* **Figure scripts**
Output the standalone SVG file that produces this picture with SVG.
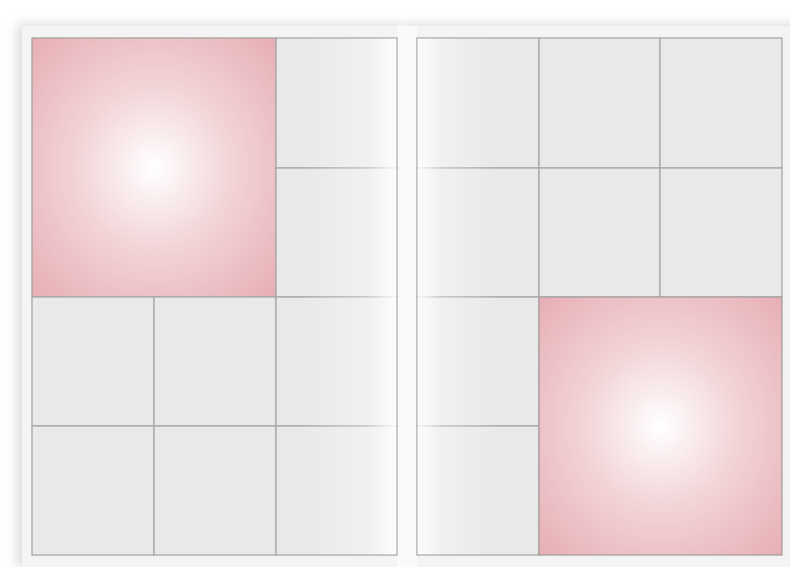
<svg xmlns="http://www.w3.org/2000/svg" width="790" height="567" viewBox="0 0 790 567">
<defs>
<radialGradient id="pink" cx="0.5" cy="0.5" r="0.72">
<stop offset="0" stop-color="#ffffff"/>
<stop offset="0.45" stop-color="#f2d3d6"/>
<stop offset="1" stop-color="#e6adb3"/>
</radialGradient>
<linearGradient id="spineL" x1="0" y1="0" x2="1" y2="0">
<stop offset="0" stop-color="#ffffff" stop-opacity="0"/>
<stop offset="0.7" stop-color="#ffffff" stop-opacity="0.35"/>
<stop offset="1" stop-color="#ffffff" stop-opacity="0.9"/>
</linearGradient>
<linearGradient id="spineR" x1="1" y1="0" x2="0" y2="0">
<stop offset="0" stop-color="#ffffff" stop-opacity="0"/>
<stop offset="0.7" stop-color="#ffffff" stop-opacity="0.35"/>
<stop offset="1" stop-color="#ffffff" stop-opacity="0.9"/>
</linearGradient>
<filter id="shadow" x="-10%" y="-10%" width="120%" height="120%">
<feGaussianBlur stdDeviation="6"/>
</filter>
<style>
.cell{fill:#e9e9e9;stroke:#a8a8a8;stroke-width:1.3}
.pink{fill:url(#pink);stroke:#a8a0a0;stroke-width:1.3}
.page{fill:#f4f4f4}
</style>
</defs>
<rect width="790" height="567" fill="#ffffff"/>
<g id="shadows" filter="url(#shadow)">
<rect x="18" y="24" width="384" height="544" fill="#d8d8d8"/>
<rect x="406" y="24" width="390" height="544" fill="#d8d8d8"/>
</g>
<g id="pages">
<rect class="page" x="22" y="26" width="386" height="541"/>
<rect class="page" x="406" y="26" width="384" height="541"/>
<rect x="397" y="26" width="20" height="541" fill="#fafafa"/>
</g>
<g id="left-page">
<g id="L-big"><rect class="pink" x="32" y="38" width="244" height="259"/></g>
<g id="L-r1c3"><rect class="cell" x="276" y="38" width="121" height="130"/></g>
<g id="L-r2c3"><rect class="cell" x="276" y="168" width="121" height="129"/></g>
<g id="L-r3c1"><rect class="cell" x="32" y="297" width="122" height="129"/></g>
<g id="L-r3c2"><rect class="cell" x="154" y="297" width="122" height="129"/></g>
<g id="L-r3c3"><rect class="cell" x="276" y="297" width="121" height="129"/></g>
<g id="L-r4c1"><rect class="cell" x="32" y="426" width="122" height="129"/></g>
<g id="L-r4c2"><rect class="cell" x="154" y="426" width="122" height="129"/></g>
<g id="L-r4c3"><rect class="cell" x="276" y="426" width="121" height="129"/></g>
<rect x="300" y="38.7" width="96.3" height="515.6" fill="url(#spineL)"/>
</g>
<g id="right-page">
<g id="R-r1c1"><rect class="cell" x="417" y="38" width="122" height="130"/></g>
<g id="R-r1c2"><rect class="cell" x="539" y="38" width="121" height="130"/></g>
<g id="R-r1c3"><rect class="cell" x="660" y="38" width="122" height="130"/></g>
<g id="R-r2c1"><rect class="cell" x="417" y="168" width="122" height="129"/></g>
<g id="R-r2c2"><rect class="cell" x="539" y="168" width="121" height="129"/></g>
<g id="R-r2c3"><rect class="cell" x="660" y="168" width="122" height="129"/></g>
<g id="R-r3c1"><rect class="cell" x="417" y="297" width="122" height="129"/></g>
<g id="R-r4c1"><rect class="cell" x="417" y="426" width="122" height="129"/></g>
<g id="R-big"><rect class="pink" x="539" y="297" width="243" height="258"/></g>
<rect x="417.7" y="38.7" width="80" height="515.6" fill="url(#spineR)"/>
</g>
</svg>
* * *
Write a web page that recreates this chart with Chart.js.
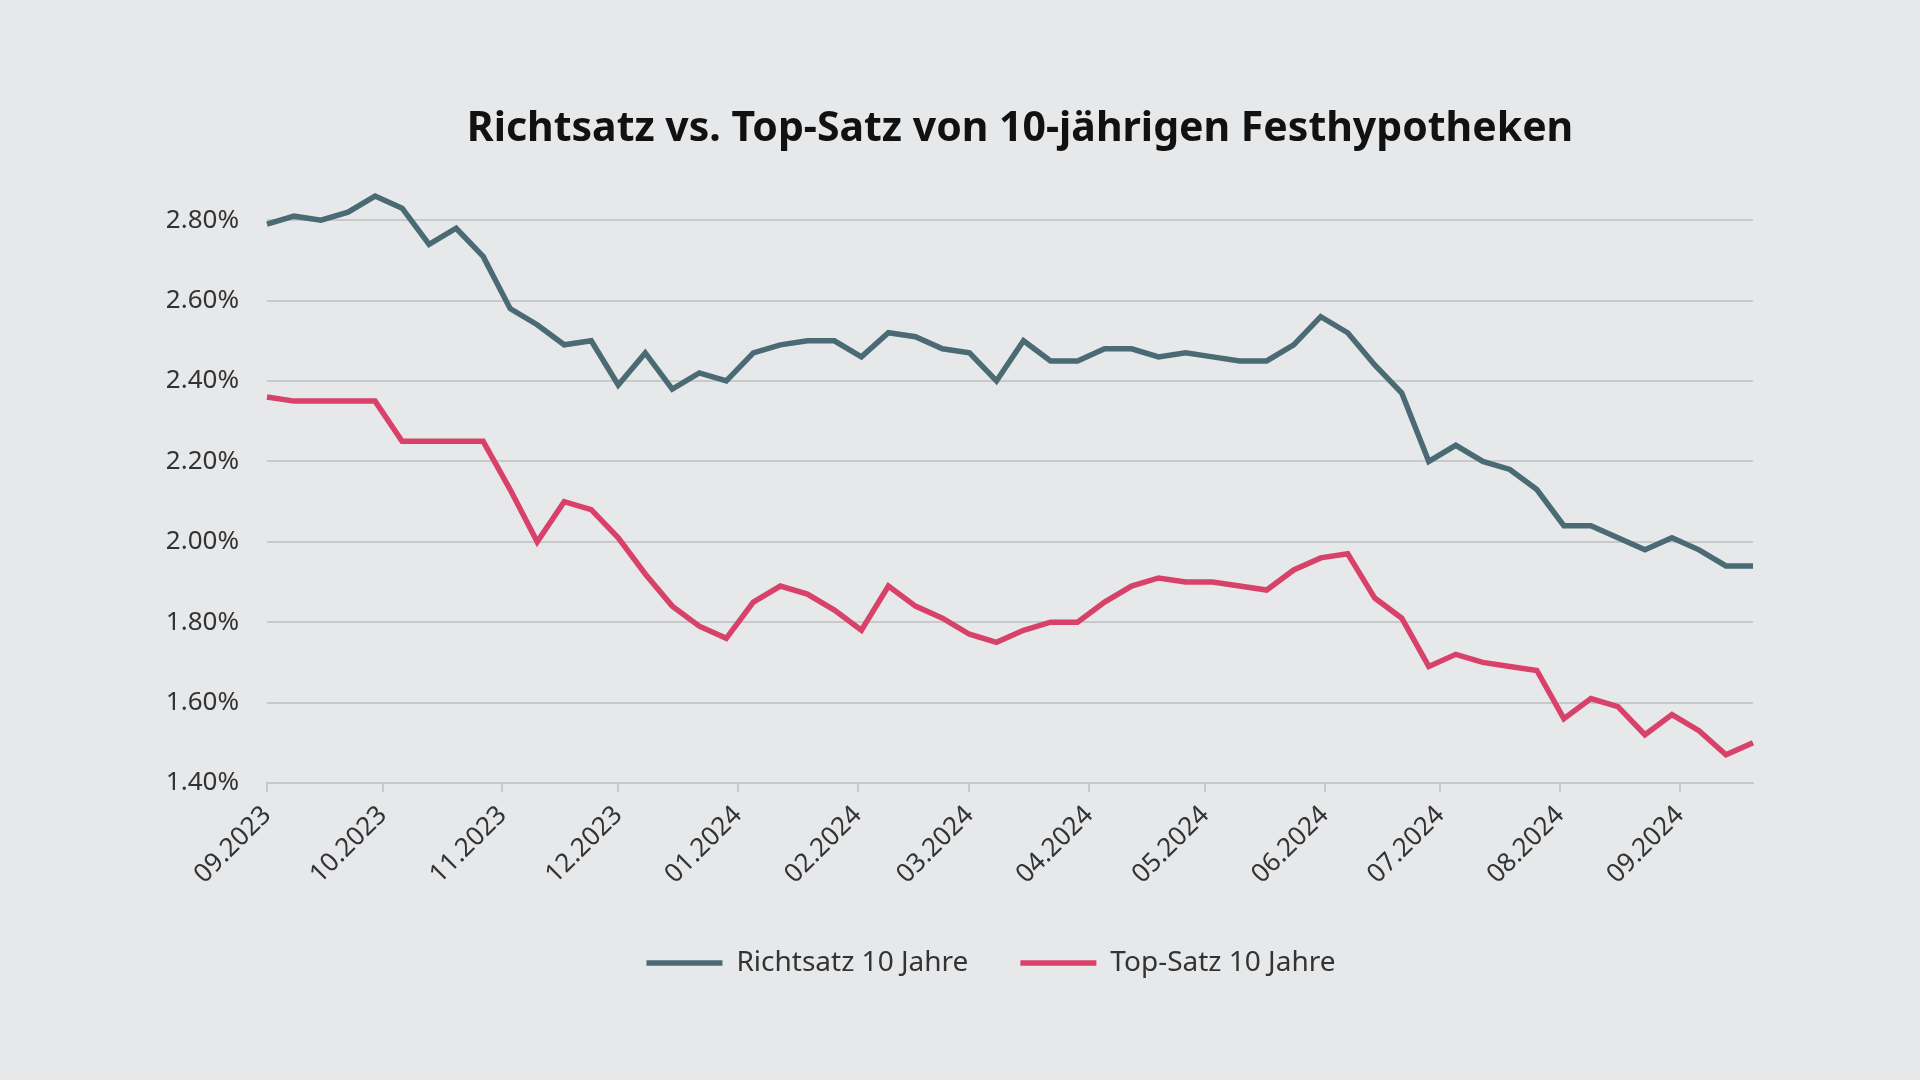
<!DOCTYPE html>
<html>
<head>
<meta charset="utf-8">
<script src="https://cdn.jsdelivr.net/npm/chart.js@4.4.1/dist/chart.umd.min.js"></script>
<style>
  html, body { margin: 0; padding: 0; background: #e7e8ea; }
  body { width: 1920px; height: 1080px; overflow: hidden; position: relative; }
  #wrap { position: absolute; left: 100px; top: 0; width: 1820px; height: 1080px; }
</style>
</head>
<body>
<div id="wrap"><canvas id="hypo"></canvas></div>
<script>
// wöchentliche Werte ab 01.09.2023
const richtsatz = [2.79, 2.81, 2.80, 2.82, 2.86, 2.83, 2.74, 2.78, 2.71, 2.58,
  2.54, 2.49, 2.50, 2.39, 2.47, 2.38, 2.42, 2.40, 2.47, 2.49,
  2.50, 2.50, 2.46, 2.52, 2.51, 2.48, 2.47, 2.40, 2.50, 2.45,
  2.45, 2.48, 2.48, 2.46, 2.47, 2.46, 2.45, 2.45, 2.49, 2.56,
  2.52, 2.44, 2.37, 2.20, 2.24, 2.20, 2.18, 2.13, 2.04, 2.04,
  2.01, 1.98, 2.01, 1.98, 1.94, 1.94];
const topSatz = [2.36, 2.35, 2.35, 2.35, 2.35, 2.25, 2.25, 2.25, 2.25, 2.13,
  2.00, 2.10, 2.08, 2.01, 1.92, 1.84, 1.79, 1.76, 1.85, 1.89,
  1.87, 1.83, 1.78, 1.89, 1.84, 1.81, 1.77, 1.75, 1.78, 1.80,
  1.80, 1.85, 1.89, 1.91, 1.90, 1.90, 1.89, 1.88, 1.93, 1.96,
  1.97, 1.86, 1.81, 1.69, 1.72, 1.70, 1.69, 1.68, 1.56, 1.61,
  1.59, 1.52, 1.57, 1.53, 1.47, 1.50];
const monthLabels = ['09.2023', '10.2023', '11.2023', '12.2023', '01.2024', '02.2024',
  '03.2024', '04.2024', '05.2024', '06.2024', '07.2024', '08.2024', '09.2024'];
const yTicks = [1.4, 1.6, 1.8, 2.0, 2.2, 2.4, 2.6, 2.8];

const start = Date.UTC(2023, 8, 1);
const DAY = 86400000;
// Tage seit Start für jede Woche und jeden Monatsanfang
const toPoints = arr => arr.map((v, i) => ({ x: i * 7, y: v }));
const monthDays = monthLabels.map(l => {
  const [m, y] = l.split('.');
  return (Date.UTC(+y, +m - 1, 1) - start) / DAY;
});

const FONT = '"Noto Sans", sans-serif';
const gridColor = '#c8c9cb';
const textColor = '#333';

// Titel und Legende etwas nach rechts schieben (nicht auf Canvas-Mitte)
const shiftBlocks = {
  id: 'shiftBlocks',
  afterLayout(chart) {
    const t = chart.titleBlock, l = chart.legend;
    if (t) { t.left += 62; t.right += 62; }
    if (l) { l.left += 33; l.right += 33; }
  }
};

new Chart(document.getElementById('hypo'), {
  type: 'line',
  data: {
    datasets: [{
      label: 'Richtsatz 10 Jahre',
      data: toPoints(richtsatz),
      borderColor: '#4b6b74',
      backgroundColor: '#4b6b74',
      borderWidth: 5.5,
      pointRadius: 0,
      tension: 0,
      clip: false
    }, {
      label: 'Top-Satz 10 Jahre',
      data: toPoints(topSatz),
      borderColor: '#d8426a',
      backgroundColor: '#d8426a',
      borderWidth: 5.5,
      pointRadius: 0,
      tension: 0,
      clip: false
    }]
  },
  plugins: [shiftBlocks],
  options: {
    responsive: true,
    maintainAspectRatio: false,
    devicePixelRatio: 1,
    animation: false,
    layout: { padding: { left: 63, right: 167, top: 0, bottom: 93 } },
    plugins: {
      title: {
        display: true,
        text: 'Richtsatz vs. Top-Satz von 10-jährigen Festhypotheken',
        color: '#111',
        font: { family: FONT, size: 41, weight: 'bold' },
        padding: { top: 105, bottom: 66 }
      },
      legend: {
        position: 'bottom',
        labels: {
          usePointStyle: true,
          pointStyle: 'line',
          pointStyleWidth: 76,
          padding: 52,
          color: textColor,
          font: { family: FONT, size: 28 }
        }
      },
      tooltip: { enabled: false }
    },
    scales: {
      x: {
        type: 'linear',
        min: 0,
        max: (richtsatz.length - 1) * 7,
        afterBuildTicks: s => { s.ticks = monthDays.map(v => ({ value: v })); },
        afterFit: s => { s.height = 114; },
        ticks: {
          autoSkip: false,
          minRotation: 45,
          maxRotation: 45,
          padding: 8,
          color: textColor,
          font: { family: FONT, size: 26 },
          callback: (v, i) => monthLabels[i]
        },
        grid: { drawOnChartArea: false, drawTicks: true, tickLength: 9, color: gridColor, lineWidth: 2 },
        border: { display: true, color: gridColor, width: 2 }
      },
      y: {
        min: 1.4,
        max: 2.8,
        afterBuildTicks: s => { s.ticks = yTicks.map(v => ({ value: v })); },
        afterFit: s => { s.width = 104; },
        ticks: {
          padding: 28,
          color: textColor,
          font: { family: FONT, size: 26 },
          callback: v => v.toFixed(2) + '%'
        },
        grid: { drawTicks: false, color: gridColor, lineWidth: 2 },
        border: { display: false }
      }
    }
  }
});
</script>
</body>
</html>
* * *
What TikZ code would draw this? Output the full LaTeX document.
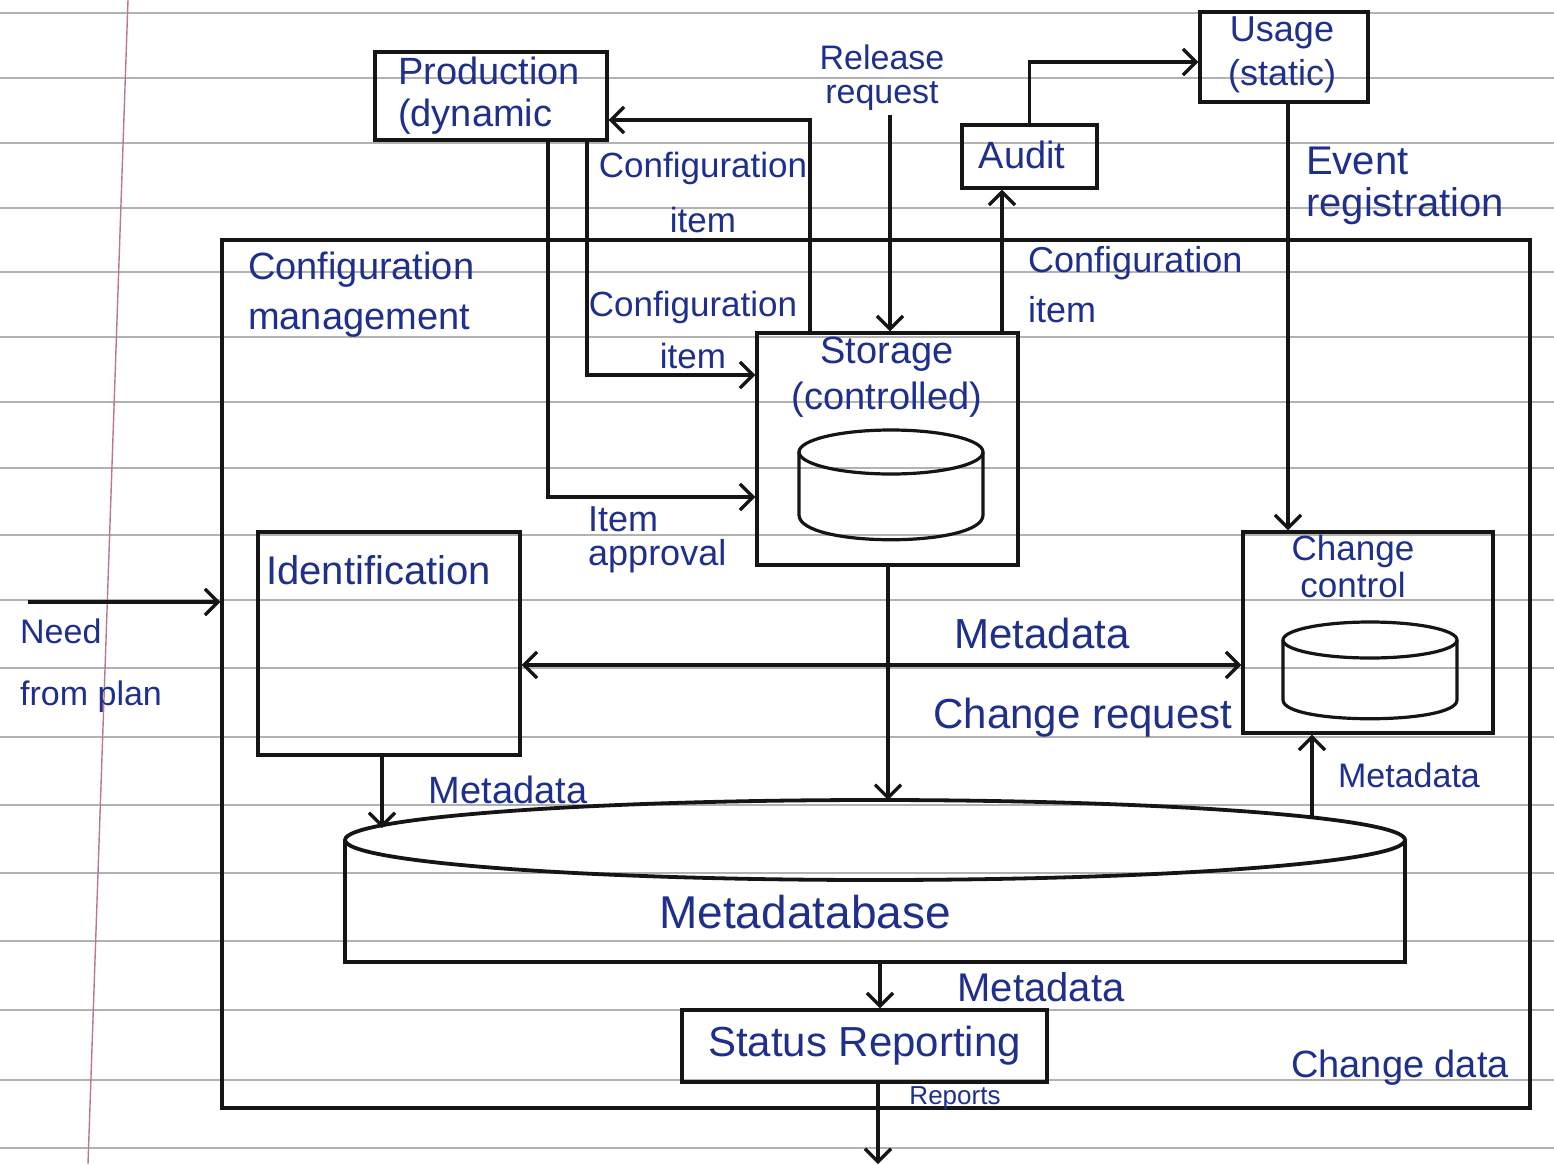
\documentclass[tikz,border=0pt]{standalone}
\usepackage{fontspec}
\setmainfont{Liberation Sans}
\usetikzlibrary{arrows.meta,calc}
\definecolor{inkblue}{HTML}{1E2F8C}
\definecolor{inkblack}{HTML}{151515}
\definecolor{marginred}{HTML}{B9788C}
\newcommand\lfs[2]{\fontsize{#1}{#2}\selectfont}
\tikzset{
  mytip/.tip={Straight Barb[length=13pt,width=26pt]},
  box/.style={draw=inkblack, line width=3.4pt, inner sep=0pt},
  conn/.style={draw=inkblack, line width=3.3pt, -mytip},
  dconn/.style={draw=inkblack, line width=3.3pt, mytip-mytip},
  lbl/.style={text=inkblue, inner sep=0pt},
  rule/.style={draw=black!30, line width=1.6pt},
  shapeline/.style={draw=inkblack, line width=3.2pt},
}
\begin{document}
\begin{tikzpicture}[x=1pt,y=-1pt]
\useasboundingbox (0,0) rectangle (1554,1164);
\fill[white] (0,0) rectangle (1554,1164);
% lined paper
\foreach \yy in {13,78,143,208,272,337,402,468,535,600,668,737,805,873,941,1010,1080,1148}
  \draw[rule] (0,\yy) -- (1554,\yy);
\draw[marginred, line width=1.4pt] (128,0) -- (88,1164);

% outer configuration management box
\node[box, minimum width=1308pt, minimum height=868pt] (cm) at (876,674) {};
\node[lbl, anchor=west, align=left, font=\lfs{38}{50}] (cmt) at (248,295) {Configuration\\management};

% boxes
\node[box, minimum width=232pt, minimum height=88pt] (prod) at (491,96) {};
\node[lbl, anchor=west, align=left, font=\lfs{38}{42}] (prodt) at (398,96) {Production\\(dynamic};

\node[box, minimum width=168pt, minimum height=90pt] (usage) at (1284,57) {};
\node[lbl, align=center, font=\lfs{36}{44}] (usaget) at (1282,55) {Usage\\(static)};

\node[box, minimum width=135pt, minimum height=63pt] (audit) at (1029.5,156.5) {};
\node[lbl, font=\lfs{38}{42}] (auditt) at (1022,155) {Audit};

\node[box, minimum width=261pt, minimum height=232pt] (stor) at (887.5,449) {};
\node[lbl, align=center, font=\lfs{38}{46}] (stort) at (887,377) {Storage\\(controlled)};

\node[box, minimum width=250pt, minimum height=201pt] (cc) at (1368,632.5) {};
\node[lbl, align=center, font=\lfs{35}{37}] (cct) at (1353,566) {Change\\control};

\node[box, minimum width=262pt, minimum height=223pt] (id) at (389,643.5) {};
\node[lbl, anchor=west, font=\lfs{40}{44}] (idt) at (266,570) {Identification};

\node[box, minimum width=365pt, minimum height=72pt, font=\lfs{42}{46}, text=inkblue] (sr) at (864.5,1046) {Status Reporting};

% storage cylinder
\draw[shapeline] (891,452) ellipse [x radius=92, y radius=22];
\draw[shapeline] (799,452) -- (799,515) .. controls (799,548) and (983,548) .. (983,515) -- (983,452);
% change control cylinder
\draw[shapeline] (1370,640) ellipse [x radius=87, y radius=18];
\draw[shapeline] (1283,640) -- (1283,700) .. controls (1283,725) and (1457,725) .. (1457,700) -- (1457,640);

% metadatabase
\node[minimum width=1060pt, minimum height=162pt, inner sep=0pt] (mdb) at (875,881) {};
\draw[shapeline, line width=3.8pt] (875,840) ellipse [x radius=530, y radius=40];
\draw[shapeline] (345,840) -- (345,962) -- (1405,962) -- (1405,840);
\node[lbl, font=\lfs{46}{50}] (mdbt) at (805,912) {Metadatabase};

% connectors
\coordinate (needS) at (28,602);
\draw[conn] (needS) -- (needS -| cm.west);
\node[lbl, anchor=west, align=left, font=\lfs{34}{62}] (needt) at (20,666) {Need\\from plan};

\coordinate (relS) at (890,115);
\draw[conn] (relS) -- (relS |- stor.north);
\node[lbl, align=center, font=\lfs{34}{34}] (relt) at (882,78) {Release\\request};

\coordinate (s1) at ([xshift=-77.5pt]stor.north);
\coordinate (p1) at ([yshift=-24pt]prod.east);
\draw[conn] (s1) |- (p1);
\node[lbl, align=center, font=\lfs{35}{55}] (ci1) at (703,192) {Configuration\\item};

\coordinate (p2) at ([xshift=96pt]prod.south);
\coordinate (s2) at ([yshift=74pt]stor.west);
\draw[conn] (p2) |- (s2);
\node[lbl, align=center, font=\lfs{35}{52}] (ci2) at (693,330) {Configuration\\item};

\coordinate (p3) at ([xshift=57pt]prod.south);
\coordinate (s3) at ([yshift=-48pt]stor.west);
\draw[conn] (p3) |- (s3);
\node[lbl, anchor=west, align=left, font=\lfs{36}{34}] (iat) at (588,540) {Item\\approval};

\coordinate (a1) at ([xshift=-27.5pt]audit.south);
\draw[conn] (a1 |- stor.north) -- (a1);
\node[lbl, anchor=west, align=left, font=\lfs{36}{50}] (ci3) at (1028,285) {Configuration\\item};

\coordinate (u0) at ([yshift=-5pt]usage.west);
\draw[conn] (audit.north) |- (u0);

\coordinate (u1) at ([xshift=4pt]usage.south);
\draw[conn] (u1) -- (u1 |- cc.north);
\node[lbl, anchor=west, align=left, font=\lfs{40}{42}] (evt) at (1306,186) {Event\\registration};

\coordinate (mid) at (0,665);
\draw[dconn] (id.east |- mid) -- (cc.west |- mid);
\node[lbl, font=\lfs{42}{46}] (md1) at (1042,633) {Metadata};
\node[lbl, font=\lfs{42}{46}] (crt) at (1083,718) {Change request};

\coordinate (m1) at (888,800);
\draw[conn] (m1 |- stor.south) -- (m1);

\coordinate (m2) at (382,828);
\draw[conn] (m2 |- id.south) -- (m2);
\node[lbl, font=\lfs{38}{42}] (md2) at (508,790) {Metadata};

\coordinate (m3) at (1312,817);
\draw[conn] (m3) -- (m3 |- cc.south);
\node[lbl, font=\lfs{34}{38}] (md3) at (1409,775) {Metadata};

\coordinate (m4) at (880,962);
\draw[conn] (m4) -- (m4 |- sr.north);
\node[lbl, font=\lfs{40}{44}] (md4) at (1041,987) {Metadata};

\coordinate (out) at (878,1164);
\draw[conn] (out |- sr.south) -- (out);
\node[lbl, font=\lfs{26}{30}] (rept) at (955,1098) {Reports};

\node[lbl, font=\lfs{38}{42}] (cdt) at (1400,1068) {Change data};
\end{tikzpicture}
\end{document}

* **EXERCISE TASK**
Filter the listing above by the word "standalone"; copy each line that passes.

* **TASK RESPONSE**
Output the standalone SVG file that produces this picture with SVG.
\documentclass[tikz,border=0pt]{standalone}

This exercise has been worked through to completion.